Task material
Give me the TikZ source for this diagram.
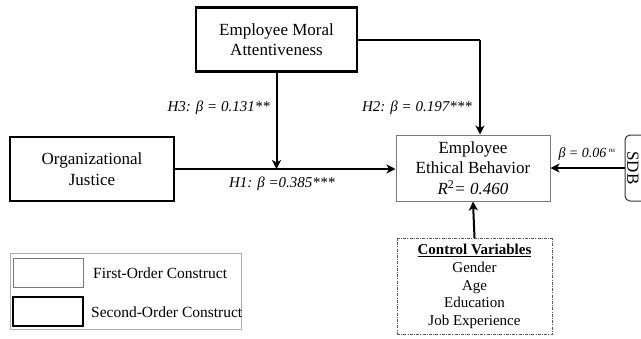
\documentclass[tikz,border=0pt]{standalone}
\usepackage{fontspec}
\setmainfont{Liberation Serif}
\usetikzlibrary{arrows.meta,positioning,calc}
\definecolor{boxgrey}{RGB}{120,120,120}
\definecolor{legendgrey}{RGB}{175,175,175}
\definecolor{ctrlgrey}{RGB}{90,90,90}
\tikzset{
  firstorder/.style={rectangle, draw=boxgrey, line width=1pt, fill=white, align=center,
                     inner sep=0pt, font=\fontsize{17}{20.5}\selectfont},
  secondorder/.style={firstorder, draw=black, line width=2.2pt},
  sdbbox/.style={rectangle, rounded corners=5pt, draw=black!80, line width=1pt,
                 minimum width=36pt, minimum height=66pt},
  ctrlbox/.style={rectangle, draw=ctrlgrey, line width=0.9pt, align=center, inner sep=0pt,
                  dash pattern=on 3pt off 1.2pt on 1pt off 1.2pt,
                  minimum width=155pt, minimum height=96pt, font=\fontsize{15}{17.8}\selectfont},
  legendbox/.style={rectangle, draw=legendgrey, line width=0.9pt, minimum width=231pt, minimum height=76pt},
  legfirst/.style={rectangle, draw=boxgrey, line width=1pt, minimum width=70pt, minimum height=29pt},
  legsecond/.style={legfirst, draw=black, line width=2.2pt},
  legtext/.style={anchor=west, inner sep=0pt, font=\fontsize{15.5}{17}\selectfont},
  coef/.style={inner sep=1pt, font=\fontsize{15}{17}\selectfont\itshape},
  link/.style={-{Stealth[length=9pt,width=9pt,inset=2.5pt]}, line width=2pt, black},
}

\begin{document}
\begin{tikzpicture}[x=1pt,y=-1pt]
  \useasboundingbox (0,0) rectangle (641,338);
  \node[secondorder, minimum width=161pt, minimum height=64pt] (ema) at (276.5,39.5)
       {Employee Moral\\Attentiveness};
  \node[secondorder, minimum width=164pt, minimum height=64pt] (oj) at (92,169)
       {Organizational\\Justice};
  \node[firstorder, minimum width=154pt, minimum height=66pt] (eeb) at (473,168)
       {Employee\\Ethical Behavior\\\textit{R}\textsuperscript{2}\textit{= 0.460}};
  \node[sdbbox] (sdb) at (643,168) {};
  \node[rotate=-90, inner sep=0pt, font=\fontsize{17}{19}\selectfont] (sdblabel) at (633,168) {SDB};
  \node[ctrlbox] (ctrl) at (474.5,286.5)
       {\textbf{\underline{Control Variables}}\\Gender\\Age\\Education\\Job Experience};

  \coordinate (h2turn) at (480,40);
  \coordinate (h3end) at (ema.south |- oj.east);
  \draw[link] (oj.east) -- (oj.east -| eeb.west);
  \draw[link] (ema.south) -- (h3end);
  \draw[line width=2pt] (ema.east |- h2turn) -- (h2turn);
  \draw[link] (h2turn) -- (h2turn |- eeb.north);
  \draw[link] (sdb.west) -- (eeb.east);
  \draw[link] (ctrl.north) -- (eeb.south);

  \node[coef, anchor=east] (h3) at (271,108) {H3: β = 0.131**};
  \node[coef, anchor=east] (h2) at (473,108) {H2: β = 0.197***};
  \node[coef] (h1) at (282,184) {H1: β =0.385***};
  \node[coef, font=\fontsize{14}{16}\selectfont\itshape] (sdbcoef) at (587,154)
       {β = 0.06\,\textsuperscript{\scriptsize ns}};

  \node[legendbox] (legend) at (125.5,291) {};
  \node[legfirst] (leg1) at (48,272.5) {};
  \node[legsecond] (leg2) at (48,311.5) {};
  \node[legtext] (leg1text) at (93,273) {First-Order Construct};
  \node[legtext] (leg2text) at (91,312) {Second-Order Construct};
\end{tikzpicture}
\end{document}
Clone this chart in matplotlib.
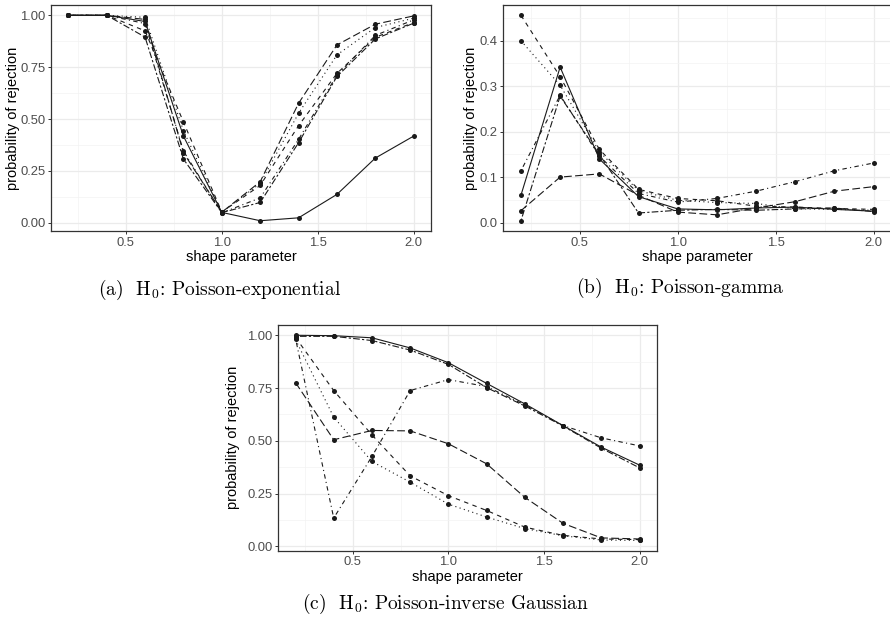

Task statement
How many lines in these records hold the string "this"? Reply with the number alone.

Exercise output
2